I applaud the result of the lawsuit but know that it didn't benefit me.
Really? Was that true for both TCP1 and TCP2?
Let's set the stage at what happened at the transition between UC/LLNS as far as benefits were concerned.
1. You're eligible for TCP1 and take it. You get a retirement medical plan that's more expensive and possibly not as good as the UC medical plan.
2. You are not eligible for TCP1 and must take TCP2. The retirement medical plan for TCP2 is eligibility to a reduced cost pool plan, not the plan given to TCP1.
3. You are eligible for TCP1 but freeze with UC - your retirement is UC and however much you can squirrel away into TCP2 - but you are given the TCP1 medical plan.
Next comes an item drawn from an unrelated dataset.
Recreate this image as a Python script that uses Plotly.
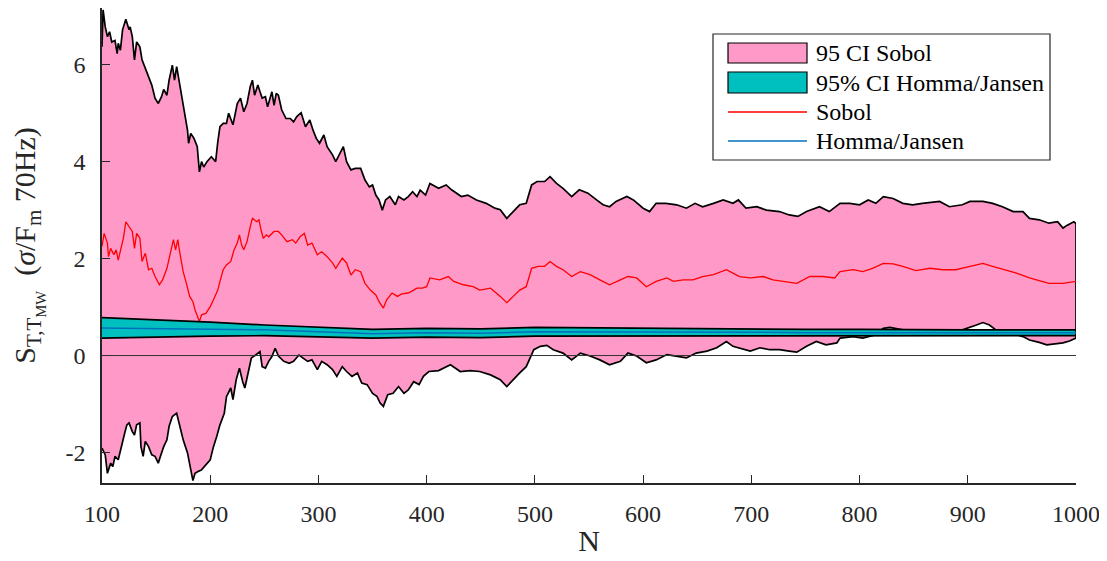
import plotly.graph_objects as go

# ---------------- data ----------------
upper_N = [100, 101, 103, 105, 107, 109, 112, 114, 115, 117, 119, 122, 125, 126, 128, 130, 132, 135, 137, 140,
           143, 146, 149, 152, 155, 157, 160, 162, 165, 167, 169, 172, 175, 177, 179, 180, 182, 185, 188, 190,
           192, 194, 197, 201, 205, 207, 209, 212, 215, 217, 219, 221, 225, 228, 231, 234, 237, 239, 241, 244,
           246, 248, 251, 253, 257, 259, 261, 263, 266, 270, 274, 277, 280, 284, 288, 292, 295, 298, 301, 305,
           308, 313, 316, 319, 323, 326, 330, 334, 339, 343, 347, 350, 353, 356, 359, 362, 366, 371, 374, 379,
           383, 387, 391, 394, 399, 403, 411, 418, 423, 432, 438, 446, 455, 463,
           468, 474, 480, 486, 492, 497, 502, 509, 514, 520, 526, 534, 541, 549, 557, 563, 569, 575, 585, 591,
           600, 606, 612, 621, 631, 640, 648, 655, 665, 674, 683, 688, 695, 705, 714, 726, 735, 743, 751, 763,
           772, 782, 791, 800, 808, 815, 822, 831, 840, 849, 858, 874, 883, 895, 902, 914, 923, 932, 942, 951,
           957, 966, 975, 983, 988, 992, 998, 1000]
upper_S = [6.37, 7.13, 6.78, 6.58, 6.68, 6.47, 6.50, 6.23, 6.44, 6.30, 6.72, 6.94, 6.72, 6.78, 6.58, 6.10, 6.47, 6.37, 6.10, 5.93,
           5.75, 5.58, 5.31, 5.20, 5.34, 5.49, 5.37, 5.68, 5.99, 5.68, 5.96, 5.58, 5.13, 4.93, 4.65, 4.38, 4.58, 4.48, 4.31, 3.79,
           4.00, 3.89, 4.00, 4.10, 4.00, 4.41, 4.72, 4.79, 4.79, 5.00, 4.86, 4.76, 5.20, 5.31, 5.03, 5.20, 5.55, 5.68, 5.37, 5.58,
           5.44, 5.31, 5.34, 5.13, 5.44, 5.16, 5.41, 5.37, 5.07, 4.89, 4.89, 4.82, 4.93, 5.01, 4.72, 4.86, 4.65, 4.48, 4.38, 4.55,
           4.31, 4.14, 4.00, 4.14, 4.31, 4.00, 3.83, 3.86, 3.86, 3.62, 3.48, 3.52, 3.31, 3.21, 3.00, 3.21, 3.28, 3.11, 3.28, 3.21,
           3.28, 3.38, 3.28, 3.41, 3.31, 3.55, 3.45, 3.52, 3.42, 3.28, 3.31, 3.21, 3.14, 3.04,
           3.01, 2.83, 2.97, 3.11, 3.14, 3.52, 3.59, 3.59, 3.69, 3.55, 3.45, 3.28, 3.42, 3.35, 3.21, 3.11, 3.07, 3.18, 3.28, 3.21,
           3.04, 2.97, 3.14, 3.14, 3.11, 3.04, 3.14, 3.07, 3.14, 3.21, 3.14, 3.21, 3.04, 3.07, 3.00, 2.97, 2.90, 2.87, 2.97, 3.07,
           2.97, 3.14, 3.14, 3.11, 3.21, 3.14, 3.28, 3.24, 3.14, 3.11, 3.14, 3.18, 3.07, 3.11, 3.18, 3.18, 3.14, 3.07, 2.97, 2.97,
           2.83, 2.80, 2.73, 2.76, 2.63, 2.69, 2.76, 2.72]

lower_N = [100, 103, 105, 108, 110, 112, 115, 118, 121, 123, 125, 128, 130, 132, 135, 136, 138, 140, 143, 146,
           149, 152, 154, 157, 160, 162, 165, 169, 172, 175, 179, 181, 184, 186, 189, 192, 196, 200, 203, 206,
           209, 213, 215, 219, 221, 224, 227, 230, 232, 235, 238, 242, 246, 248, 251, 254, 257, 260, 263, 268,
           273, 277, 282, 285, 290, 294, 299, 303, 308, 313, 317, 322, 326, 331, 336, 340, 345, 350, 354, 357,
           360, 364, 369, 374, 379, 383, 388, 393, 397, 402, 411, 422, 431, 440, 449, 459, 468, 474, 480, 486,
           492, 499, 505, 511, 517, 526, 534,
           542, 551, 560, 569, 579, 586, 594, 603, 612, 622, 631, 640, 649, 659, 668, 677, 683, 689, 699, 708,
           717, 726, 735, 742, 751, 760, 769, 779, 782, 794, 803, 815, 822, 828, 840, 852, 865, 877, 895, 908,
           914, 920, 926, 935, 945, 951, 957, 966, 973, 980, 988, 994, 1000]
lower_S = [-1.91, -2.05, -2.43, -2.22, -2.29, -2.08, -2.15, -1.88, -1.60, -1.43, -1.39, -1.57, -1.64, -1.43, -1.39, -1.88, -2.08, -1.77, -1.88, -2.05,
           -2.08, -2.22, -2.08, -1.88, -1.74, -1.46, -1.26, -1.19, -1.43, -1.74, -2.01, -2.22, -2.58, -2.43, -2.39, -2.36, -2.25, -2.15, -1.88, -1.67,
           -1.43, -1.19, -0.85, -0.67, -0.91, -0.50, -0.26, -0.54, -0.67, -0.36, -0.05, 0.01, 0.08, -0.23, -0.26, -0.12, -0.02, 0.15, -0.01, -0.12,
           -0.16, -0.12, 0.01, -0.05, -0.12, -0.09, -0.29, -0.12, -0.19, -0.29, -0.43, -0.23, -0.33, -0.43, -0.36, -0.57, -0.60, -0.78, -0.84, -0.98,
           -1.05, -0.81, -0.78, -0.64, -0.78, -0.71, -0.54, -0.60, -0.43, -0.33, -0.31, -0.19, -0.33, -0.31, -0.33, -0.40, -0.50, -0.64, -0.50, -0.36,
           -0.23, 0.12, 0.19, 0.21, 0.12, 0.05, -0.09,
           0.05, -0.01, -0.09, -0.19, -0.12, 0.05, -0.01, -0.15, -0.09, 0.02, -0.01, -0.05, 0.05, 0.09, 0.16, 0.29, 0.19, 0.16, 0.09, 0.16,
           0.12, 0.12, 0.09, 0.07, 0.19, 0.29, 0.22, 0.26, 0.36, 0.39, 0.36, 0.43, 0.56, 0.58, 0.53, 0.46, 0.47, 0.47, 0.53, 0.63,
           0.68, 0.63, 0.53, 0.53, 0.43, 0.39, 0.32, 0.27, 0.22, 0.24, 0.26, 0.30, 0.36]

sobol_N = [100, 102, 105, 106, 108, 111, 113, 115, 118, 120, 122, 126, 128, 130, 132, 135, 137, 140, 143, 146,
           149, 153, 156, 160, 163, 166, 168, 170, 172, 175, 178, 181, 184, 186, 190, 192, 196, 200, 203, 207,
           209, 212, 215, 219, 222, 225, 227, 229, 231, 234, 237, 239, 243, 245, 247, 249, 252, 254, 259, 263,
           266, 271, 276, 279, 283, 287, 290, 294, 299, 303, 308, 313, 316, 322, 326, 330, 334, 339, 343, 348,
           353, 356, 360, 363, 368, 373, 377, 383, 388, 391, 396, 400, 403, 412, 420, 425, 434, 443, 449, 459,
           468, 474, 480, 486, 492, 497,
           503, 509, 514, 520, 526, 534, 542, 551, 560, 569, 579, 586, 594, 603, 612, 622, 628, 637, 646, 655,
           665, 677, 683, 689, 699, 711, 720, 732, 742, 754, 766, 777, 782, 794, 803, 812, 822, 831, 840, 852,
           865, 877, 889, 902, 914, 923, 935, 945, 957, 969, 975, 988, 1000]
sobol_S = [2.25, 2.52, 2.32, 2.04, 2.21, 2.08, 2.18, 1.97, 2.25, 2.45, 2.76, 2.63, 2.56, 2.21, 2.52, 2.42, 1.94, 2.11, 1.77, 1.80,
           1.63, 1.46, 1.56, 1.80, 2.11, 2.39, 2.18, 2.39, 2.11, 1.73, 1.49, 1.22, 1.11, 0.94, 0.70, 0.84, 0.87, 1.01, 1.15, 1.35,
           1.53, 1.77, 1.87, 1.94, 2.18, 2.32, 2.49, 2.28, 2.18, 2.35, 2.66, 2.83, 2.76, 2.80, 2.59, 2.42, 2.49, 2.45, 2.56, 2.56,
           2.49, 2.35, 2.39, 2.32, 2.45, 2.52, 2.28, 2.32, 2.08, 2.14, 2.04, 1.91, 1.80, 2.01, 1.91, 1.66, 1.77, 1.73, 1.49, 1.35,
           1.25, 1.11, 0.98, 1.15, 1.29, 1.22, 1.27, 1.29, 1.35, 1.39, 1.39, 1.42, 1.60, 1.56, 1.63, 1.53, 1.46, 1.42, 1.35, 1.39,
           1.22, 1.09, 1.22, 1.35, 1.42, 1.80,
           1.84, 1.84, 1.94, 1.84, 1.77, 1.63, 1.73, 1.67, 1.56, 1.46, 1.56, 1.63, 1.60, 1.42, 1.53, 1.60, 1.53, 1.56, 1.56, 1.63,
           1.67, 1.77, 1.70, 1.63, 1.60, 1.63, 1.56, 1.53, 1.49, 1.63, 1.63, 1.60, 1.73, 1.77, 1.73, 1.80, 1.90, 1.89, 1.84, 1.75,
           1.80, 1.77, 1.77, 1.84, 1.90, 1.84, 1.77, 1.70, 1.60, 1.53, 1.49, 1.49, 1.53]

homma_N = [100, 125, 150, 175, 200, 250, 300, 350, 400, 450, 500, 550, 600, 650, 700, 750, 800, 850, 900, 950, 1000]
homma_up = [0.78, 0.76, 0.74, 0.71, 0.69, 0.63, 0.59, 0.54, 0.56, 0.55, 0.58, 0.57, 0.56, 0.55, 0.55, 0.54, 0.54, 0.53, 0.53, 0.53, 0.53]
homma_lo = [0.36, 0.37, 0.38, 0.39, 0.40, 0.41, 0.39, 0.36, 0.38, 0.37, 0.40, 0.40, 0.40, 0.40, 0.40, 0.40, 0.41, 0.41, 0.41, 0.41, 0.41]
homma_S = [0.57, 0.56, 0.56, 0.55, 0.54, 0.53, 0.49, 0.45, 0.47, 0.46, 0.49, 0.49, 0.48, 0.48, 0.48, 0.47, 0.47, 0.47, 0.47, 0.47, 0.47]

x_ticks = [100, 200, 300, 400, 500, 600, 700, 800, 900, 1000]
y_ticks = [-2, 0, 2, 4, 6]
legend_labels = ["95 CI Sobol", "95% CI Homma/Jansen", "Sobol", "Homma/Jansen"]

# ---------------- styling ----------------
PINK = "#FF99C8"
TEAL = "#00BFBF"
RED = "#FF0000"
BLUE = "#0072BD"
AX = "#262626"
FONT = "Liberation Serif"

# the page body has an 8 px margin, so the figure starts at (8, 8) in the window
OFF = 8
W, H = 1107 - OFF, 561 - OFF
# plot area in window pixels: left 102, right 1076, top 8, bottom 483
ML, MR, MT, MB = 102 - OFF, 1107 - 1076, 8 - OFF, 561 - 483
PW, PH = W - ML - MR, H - MT - MB


def px(x):  # window x pixel -> paper x
    return (x - OFF - ML) / PW


def py(y):  # window y pixel -> paper y
    return (H - MB - (y - OFF)) / PH


fig = go.Figure()

# Sobol confidence band (polygon upper -> reversed lower)
fig.add_trace(go.Scatter(
    x=upper_N + lower_N[::-1], y=upper_S + lower_S[::-1],
    fill="toself", fillcolor=PINK, mode="lines",
    line=dict(color="black", width=1.7), showlegend=False, hoverinfo="skip"))

fig.add_trace(go.Scatter(x=sobol_N, y=sobol_S, mode="lines",
                         line=dict(color=RED, width=1.3), showlegend=False))

fig.add_trace(go.Scatter(
    x=homma_N + homma_N[::-1], y=homma_up + homma_lo[::-1],
    fill="toself", fillcolor=TEAL, mode="lines",
    line=dict(color="black", width=1.7), showlegend=False, hoverinfo="skip"))

fig.add_trace(go.Scatter(x=homma_N, y=homma_S, mode="lines",
                         line=dict(color=BLUE, width=1.5), showlegend=False))

fig.add_hline(y=0, line=dict(color="#333333", width=1), layer="above")

# ---------------- custom legend ----------------
shapes = []
annotations = []
shapes.append(dict(type="rect", xref="paper", yref="paper",
                   x0=px(713), x1=px(1050), y0=py(160), y1=py(34),
                   line=dict(color=AX, width=1.2), fillcolor="white", layer="above"))
shapes.append(dict(type="rect", xref="paper", yref="paper",
                   x0=px(728), x1=px(807), y0=py(63), y1=py(43),
                   line=dict(color="black", width=1.2), fillcolor=PINK, layer="above"))
shapes.append(dict(type="rect", xref="paper", yref="paper",
                   x0=px(728), x1=px(807), y0=py(93), y1=py(72),
                   line=dict(color="black", width=1.2), fillcolor=TEAL, layer="above"))
shapes.append(dict(type="line", xref="paper", yref="paper",
                   x0=px(728), x1=px(807), y0=py(112), y1=py(112),
                   line=dict(color=RED, width=1.3), layer="above"))
shapes.append(dict(type="line", xref="paper", yref="paper",
                   x0=px(728), x1=px(807), y0=py(141), y1=py(141),
                   line=dict(color=BLUE, width=1.5), layer="above"))
for lab, yc in zip(legend_labels, [53, 83, 112, 141]):
    annotations.append(dict(text=lab, xref="paper", yref="paper", x=px(814), y=py(yc),
                            xanchor="left", yanchor="middle", showarrow=False,
                            font=dict(family=FONT, size=24, color="black")))

for s in shapes:
    fig.add_shape(**s)

fig.update_layout(
    width=W, height=H,
    margin=dict(l=ML, r=MR, t=MT, b=MB, autoexpand=False),
    paper_bgcolor="white", plot_bgcolor="white",
    font=dict(family=FONT, color=AX),
    annotations=annotations,
    showlegend=False,
    xaxis=dict(range=[100, 1000], tickvals=x_ticks, ticktext=[str(v) for v in x_ticks],
               ticks="inside", ticklen=8, tickwidth=1.2, tickcolor=AX, automargin=False,
               showline=True, linecolor=AX, linewidth=1.5, showgrid=False, zeroline=False,
               tickfont=dict(family=FONT, size=24, color=AX), ticklabelstandoff=8,
               title=dict(text="N", font=dict(family=FONT, size=30, color=AX), standoff=4)),
    yaxis=dict(range=[-2.63, 7.17], tickvals=y_ticks, ticktext=[str(v) for v in y_ticks],
               ticks="inside", ticklen=8, tickwidth=1.2, tickcolor=AX, automargin=False,
               showline=True, linecolor=AX, linewidth=1.5, showgrid=False, zeroline=False,
               tickfont=dict(family=FONT, size=24, color=AX), ticklabelstandoff=10,
               title=dict(text="S<sub>T,T<sub>MW</sub></sub>  (<i>σ</i>/F<sub>m</sub> 70Hz)",
                          font=dict(family=FONT, size=30, color=AX), standoff=22)),
)

fig.write_html("out.html")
At contractor change over, HR makes it clear that the medical plans - both as you are employed and after you retire - are under the contractor operating the lab. This was news to all of us who had been there for decades. We thought our retirement and medical retirement were going to be UC. This was implied by UC and HR and this was why the retiree lawsuit prevailed. But like any class action lawsuit, you had to be a member of the class that had suffered damages. In this case you had to be retired and receiving medical in retirement from UC at the time it was taken away.
You can give LLNS and NNSA some credit. They gave employees who were vested a defined benefit plan - TCP1, and were given a decent retirement medical plan. You can argue that neither may have been as good as UC offerings, but it was something.
Now the TCP2 folks are in a different situation. They get their 401k and a discount ticket for some nebulous retirement medical. Both are less expensive to the Lab and NNSA and that's what NNSA wants and gets.
So LLNS as the contractor offered different retirement plans and different retirement medical plans, all of which is based on whether or not you were vested at the lab with a minimum of 5 years of service. If you had less that 5 years or were a new hire, no choice - it was TCP2 retirement and the low cost pool access medical.
-Doug
Those employees who retired when the UC contracted ended and continued with LLNS, have a retirement date of Oct 1, 2007, and never received UC health care coverage after retirement. Therefore, even though they are UC retirees, they do not appear to meet the criteria to be a Class Member.